C’est un argument qui pourrait trouver un écho dans la société et trouver un soutien à gauche. Ainsi, Macron répète depuis des jours une version du « sang, sueur et larmes » de Winston Churchill, une rhétorique qu’il a pratiquée en 2020 pendant la pandémie et qu’il ravive en cet été de guerre et de catastrophes environnementales. Il l’a répété : « Notre régime de liberté a un coût qui peut nécessiter des sacrifices ».

La Première ministre française, Elisabeth Borne, a également déclaré que chaque entreprise du pays devrait élaborer son propre plan de sobriété énergétique le mois prochain, dans un contexte d’inquiétude quant aux pénuries d’électricité et à la flambée des prix due à la guerre en Ukraine. « L’Etat doit montrer l’exemple … chaque ministère doit finaliser en septembre un plan de sobriété afin de réduire d’au moins 10% notre consommation d’énergie », a déclaré Borne dans un discours prononcé lors d’un événement organisé par le Medef, le principal groupe de pression des entreprises.

Bien que le gouvernement ait averti la population de se préparer au « pire des scénarios » en matière d’énergie, la France est dans une meilleure situation que d’autres pays européens.

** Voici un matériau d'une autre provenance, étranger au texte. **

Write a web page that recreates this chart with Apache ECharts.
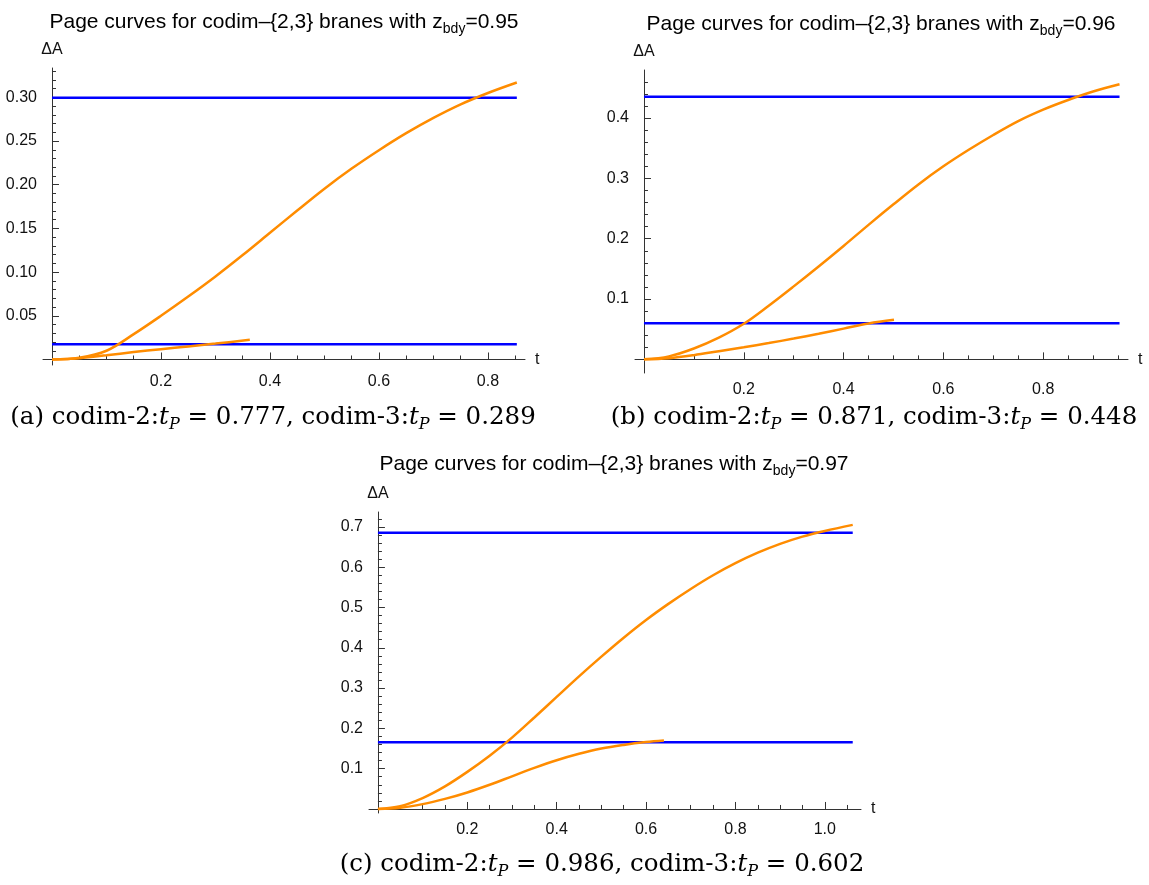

Les approvisionnements en gaz de la France en provenance de Russie ne représentent qu’environ 17 % et, à la mi-juin, la France a complètement cessé de recevoir du gaz naturel par gazoduc en provenance de Moscou. Elle remplace le gaz russe par du gaz provenant du Golfe, de Norvège, d’Algérie et des États-Unis. Le mois dernier, Paris a conclu un accord de coopération stratégique en matière d’énergie avec les Émirats arabes unis afin de sécuriser ses approvisionnements en carburant et en gaz. Elle met également en place un projet de transporteur flottant temporaire de gaz naturel liquéfié (GNL) dans le port du Havre pour augmenter sa capacité d’importation. Actuellement, sa réserve de gaz est de 75 %, soit plus que les 50 % recommandés par l’UE, et elle vise à atteindre une capacité de 100 % d’ici novembre.